+++ SUPPLIED RECORDS +++

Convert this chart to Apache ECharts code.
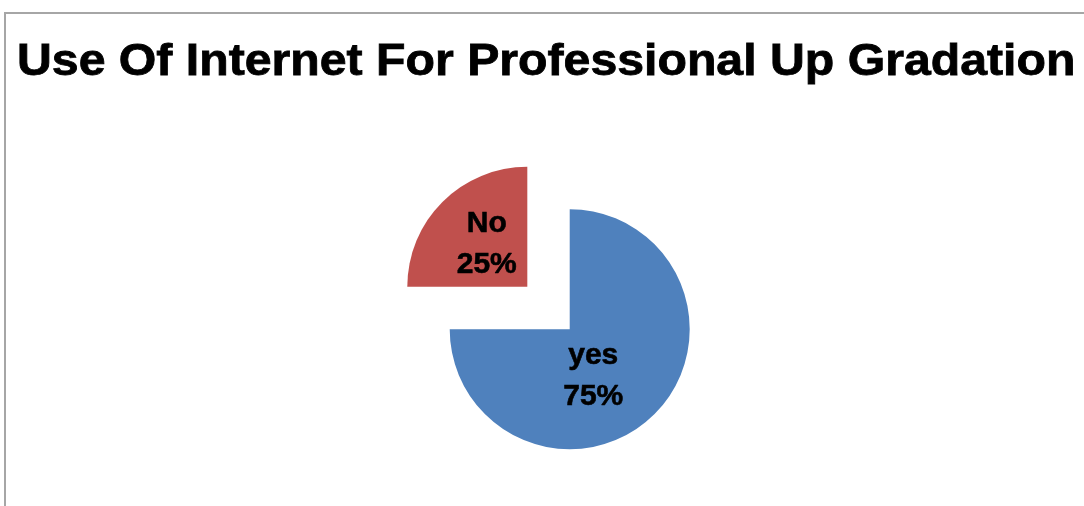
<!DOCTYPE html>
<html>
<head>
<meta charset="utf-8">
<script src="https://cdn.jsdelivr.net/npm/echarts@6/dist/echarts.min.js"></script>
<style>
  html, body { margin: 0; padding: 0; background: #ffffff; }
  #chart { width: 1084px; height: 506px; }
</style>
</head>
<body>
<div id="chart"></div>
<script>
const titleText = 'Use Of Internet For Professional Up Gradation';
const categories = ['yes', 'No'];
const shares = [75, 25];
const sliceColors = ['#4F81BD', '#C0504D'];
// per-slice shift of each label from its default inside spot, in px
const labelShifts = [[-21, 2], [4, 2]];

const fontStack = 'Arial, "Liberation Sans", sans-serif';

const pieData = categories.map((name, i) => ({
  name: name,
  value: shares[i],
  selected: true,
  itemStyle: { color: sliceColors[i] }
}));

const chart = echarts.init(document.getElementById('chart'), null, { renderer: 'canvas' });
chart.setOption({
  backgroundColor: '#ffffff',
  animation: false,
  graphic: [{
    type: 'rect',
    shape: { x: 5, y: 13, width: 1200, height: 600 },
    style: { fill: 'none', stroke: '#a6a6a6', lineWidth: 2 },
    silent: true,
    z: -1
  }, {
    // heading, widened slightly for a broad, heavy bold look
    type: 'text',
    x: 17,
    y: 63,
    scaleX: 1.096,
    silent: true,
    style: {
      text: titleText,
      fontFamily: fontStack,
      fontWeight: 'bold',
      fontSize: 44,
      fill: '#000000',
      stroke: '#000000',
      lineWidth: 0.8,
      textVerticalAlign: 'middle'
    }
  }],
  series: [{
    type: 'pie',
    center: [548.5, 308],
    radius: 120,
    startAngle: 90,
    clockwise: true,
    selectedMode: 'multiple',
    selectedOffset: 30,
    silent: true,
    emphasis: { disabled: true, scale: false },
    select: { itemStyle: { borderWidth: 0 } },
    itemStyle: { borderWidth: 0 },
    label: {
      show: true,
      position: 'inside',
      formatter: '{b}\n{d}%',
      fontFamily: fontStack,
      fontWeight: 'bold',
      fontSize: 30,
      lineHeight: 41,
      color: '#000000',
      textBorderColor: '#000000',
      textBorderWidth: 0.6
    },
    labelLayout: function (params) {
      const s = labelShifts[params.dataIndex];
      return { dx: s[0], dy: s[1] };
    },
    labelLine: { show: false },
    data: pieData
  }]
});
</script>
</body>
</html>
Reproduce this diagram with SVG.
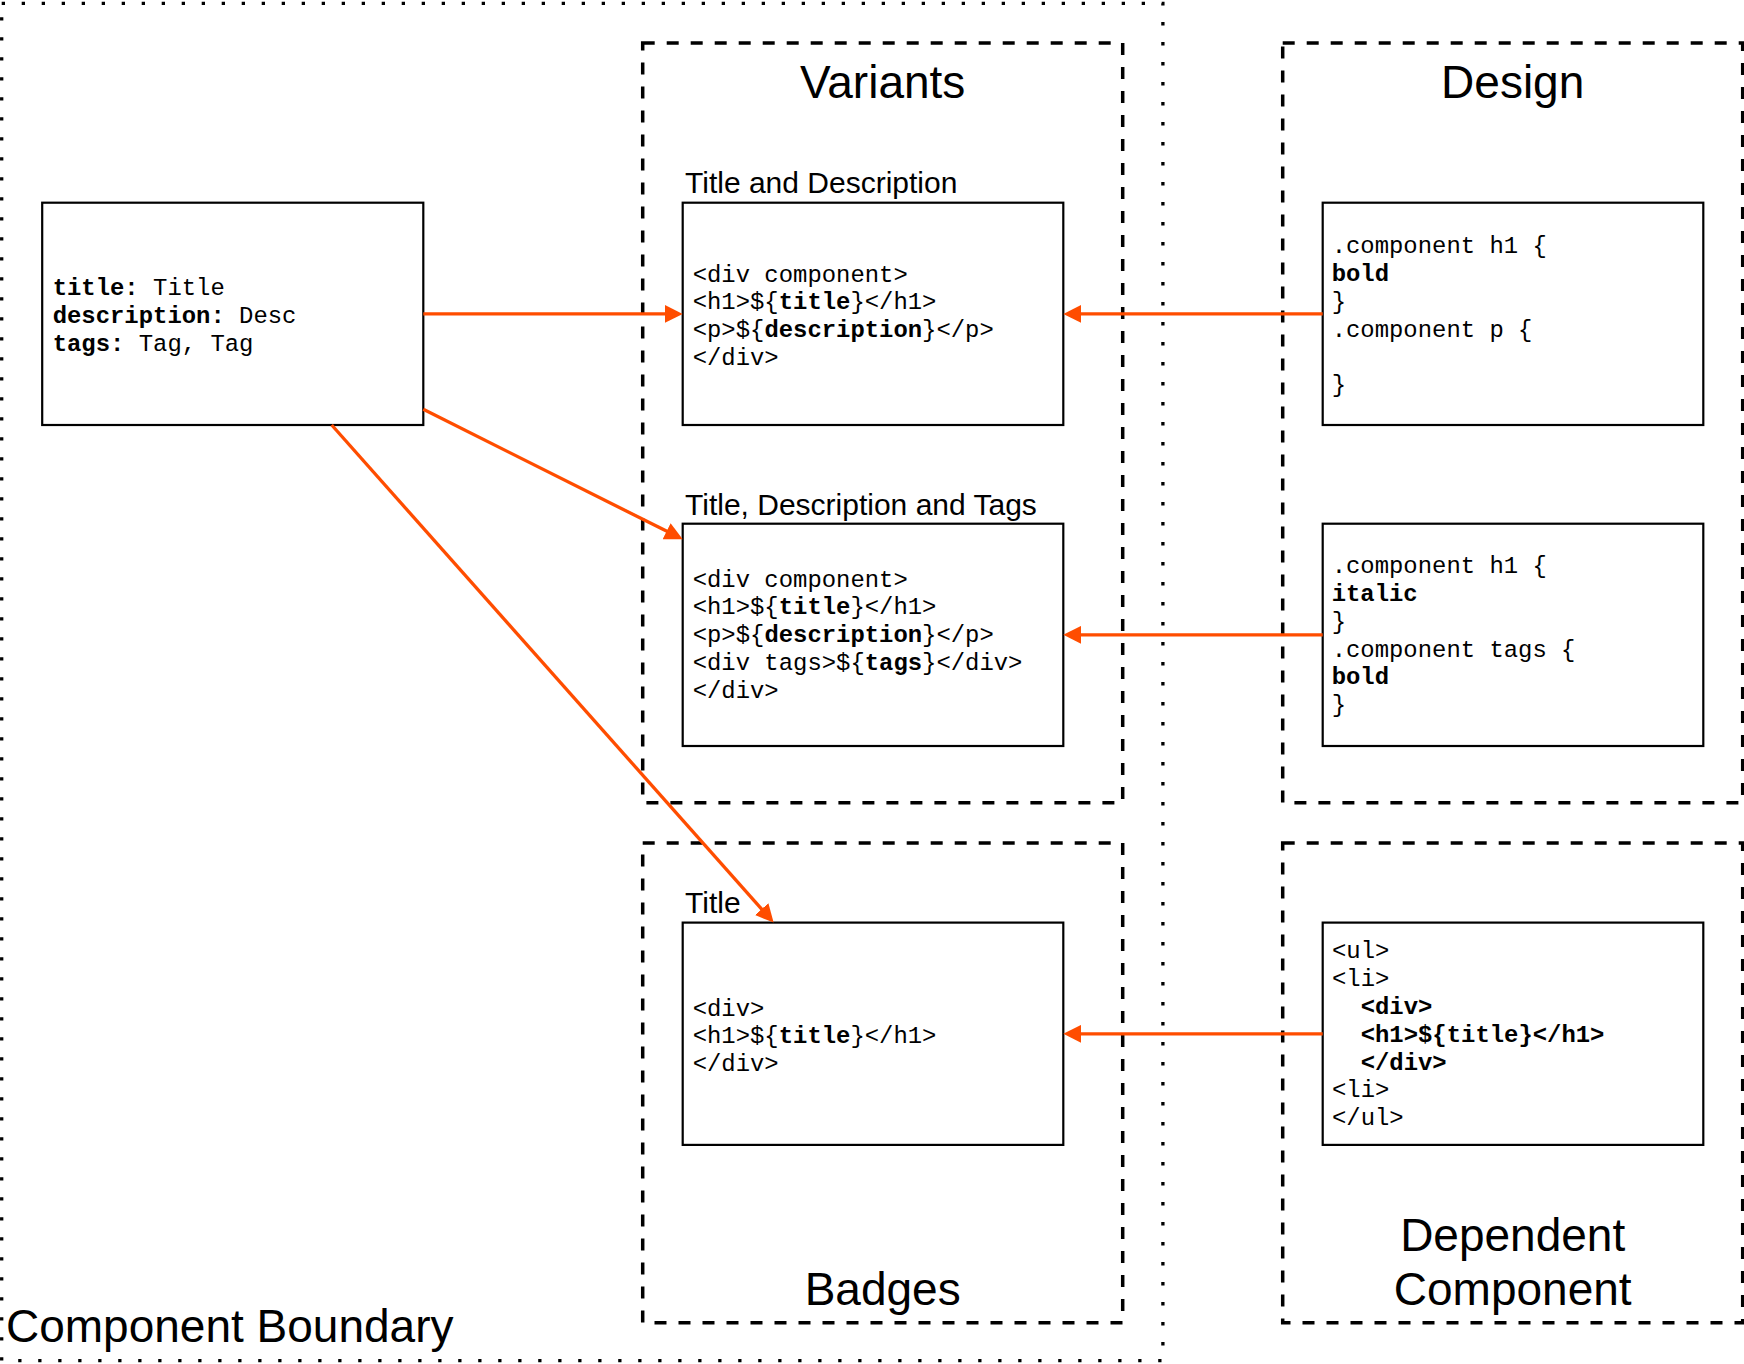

+++

# REQUIREMENTS:
Retype the records exactly. Any image in them should not appear in what you write.

# EXERCISE RESULT:
Convert this chart to Apache ECharts code.
<!DOCTYPE html>
<html>
<head>
<meta charset="utf-8">
<script src="https://cdn.jsdelivr.net/npm/echarts@6/dist/echarts.min.js"></script>
<style>
  html, body { margin: 0; padding: 0; background: #ffffff; }
  #chart { width: 1084px; height: 506px; }
</style>
</head>
<body>
<div id="chart"></div>
<script>
const titleText = 'Use Of Internet For Professional Up Gradation';
const categories = ['yes', 'No'];
const shares = [75, 25];
const sliceColors = ['#4F81BD', '#C0504D'];
// per-slice shift of each label from its default inside spot, in px
const labelShifts = [[-21, 2], [4, 2]];

const fontStack = 'Arial, "Liberation Sans", sans-serif';

const pieData = categories.map((name, i) => ({
  name: name,
  value: shares[i],
  selected: true,
  itemStyle: { color: sliceColors[i] }
}));

const chart = echarts.init(document.getElementById('chart'), null, { renderer: 'canvas' });
chart.setOption({
  backgroundColor: '#ffffff',
  animation: false,
  graphic: [{
    type: 'rect',
    shape: { x: 5, y: 13, width: 1200, height: 600 },
    style: { fill: 'none', stroke: '#a6a6a6', lineWidth: 2 },
    silent: true,
    z: -1
  }, {
    // heading, widened slightly for a broad, heavy bold look
    type: 'text',
    x: 17,
    y: 63,
    scaleX: 1.096,
    silent: true,
    style: {
      text: titleText,
      fontFamily: fontStack,
      fontWeight: 'bold',
      fontSize: 44,
      fill: '#000000',
      stroke: '#000000',
      lineWidth: 0.8,
      textVerticalAlign: 'middle'
    }
  }],
  series: [{
    type: 'pie',
    center: [548.5, 308],
    radius: 120,
    startAngle: 90,
    clockwise: true,
    selectedMode: 'multiple',
    selectedOffset: 30,
    silent: true,
    emphasis: { disabled: true, scale: false },
    select: { itemStyle: { borderWidth: 0 } },
    itemStyle: { borderWidth: 0 },
    label: {
      show: true,
      position: 'inside',
      formatter: '{b}\n{d}%',
      fontFamily: fontStack,
      fontWeight: 'bold',
      fontSize: 30,
      lineHeight: 41,
      color: '#000000',
      textBorderColor: '#000000',
      textBorderWidth: 0.6
    },
    labelLayout: function (params) {
      const s = labelShifts[params.dataIndex];
      return { dx: s[0], dy: s[1] };
    },
    labelLine: { show: false },
    data: pieData
  }]
});
</script>
</body>
</html>
Reproduce this diagram with SVG.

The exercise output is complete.